UNITED STATES

 

 

SECURITIES AND EXCHANGE
COMMISSION

 

 

Washington, D.C. 20549

 

 

SCHEDULE 13D/A
(Rule 13d-101)

 

Under the Securities Exchange Act of 1934
(Amendment No.  3  )*

Arris Group, Inc.

(Name of Issuer)

 

Common Stock, $.01 par value

(Title of Class of Securities)

 

04269Q100

(CUSIP Number)

 

Charles Y. Tanabe, Esq.
Senior Vice President and General Counsel
Liberty Media Corporation
12300 Liberty Boulevard
Englewood, Colorado 80112

(720) 875-5400

(Name, Address and Telephone Number of Person
Authorized to Receive Notices and Communications)

 

January 6, 2004

(Date of Event which Requires Filing of this Statement)

If the filing person has previously filed a statement on Schedule 13G to report the acquisition that is the subject of this Schedule 13D, and is filing this schedule because of Rule 13d-1(e), 13d-1(f) or 13d-1(g), check the following box [    ]

 

Note. Schedules filed in paper format shall include a signed original and five copies of the schedule, including all exhibits. See Rule 13d-7 for other parties to whom copies are to be sent.

 

*The remainder of this cover page shall be filled out for a reporting person’s initial filing on this form with respect to the subject class of securities, and for any subsequent amendment containing information which would alter the disclosures provided in a prior cover page.

 

The information required on the remainder of this cover page shall not be deemed to be “filed” for the purpose of Section 18 of the Securities Exchange Act of 1934, (the “Act”) or otherwise subject to the liabilities of that section of the Act but shall be subject to all other provisions of the Act (however, see the Notes).

 



 

CUSIP No.   04269Q100

 

 

1.

Names of Reporting Persons.

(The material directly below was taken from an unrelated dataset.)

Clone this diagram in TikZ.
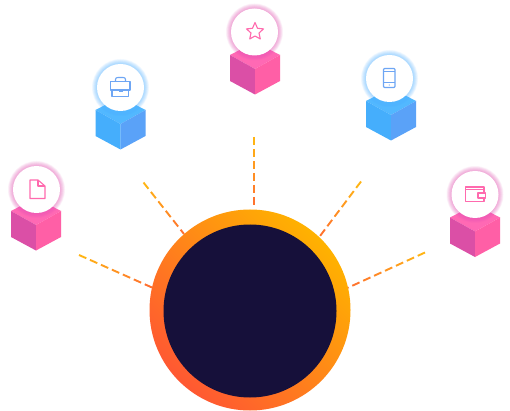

I.R.S. Identification Nos. of above persons (entities only).
Liberty Media Corporation
84-1288730

 

 

2.

Check the Appropriate Box if a Member of a Group (See Instructions)

 

 

(a)

 [    ]

 

 

(b)

 [    ]

 

 

3.

SEC Use Only

 

 

4.

Source of Funds (See Instructions)
00

 

 

5.

Check if Disclosure of Legal Proceedings Is Required Pursuant to Items 2(d) or 2(e)  [    ]

 

 

6.

Citizenship or Place of Organization
Delaware

 

Number of
Shares
Beneficially
Owned by
Each
Reporting
Person

7.

Sole Voting Power
6,956,341*

 

8.

Shared Voting Power
0

 

9.

Sole Dispositive Power
6,956,341*

 

10.

Shared Dispositive Power
0

 

 

11.

Aggregate Amount Beneficially Owned by Each Reporting Person
6,956,341*

 

 

12.

Check if the Aggregate Amount in Row (11) Excludes Certain Shares (See Instructions)  [    ]

 

 

13.

Percent of Class Represented by Amount in Row (11)
9.1%**

 

 

14.

Type of Reporting Person (See Instructions)
CO

 


*  Of the 6,956,341 shares of Common Stock beneficially owned by the Reporting Person, 6,102,000 shares are held through a subsidiary of the Reporting Person and an additional 854,341 shares are issuable to such subsidiary upon exercise of certain options.  See Item 6 for a discussion of a forward sale transaction with respect to 6,102,000 shares of the Common Stock.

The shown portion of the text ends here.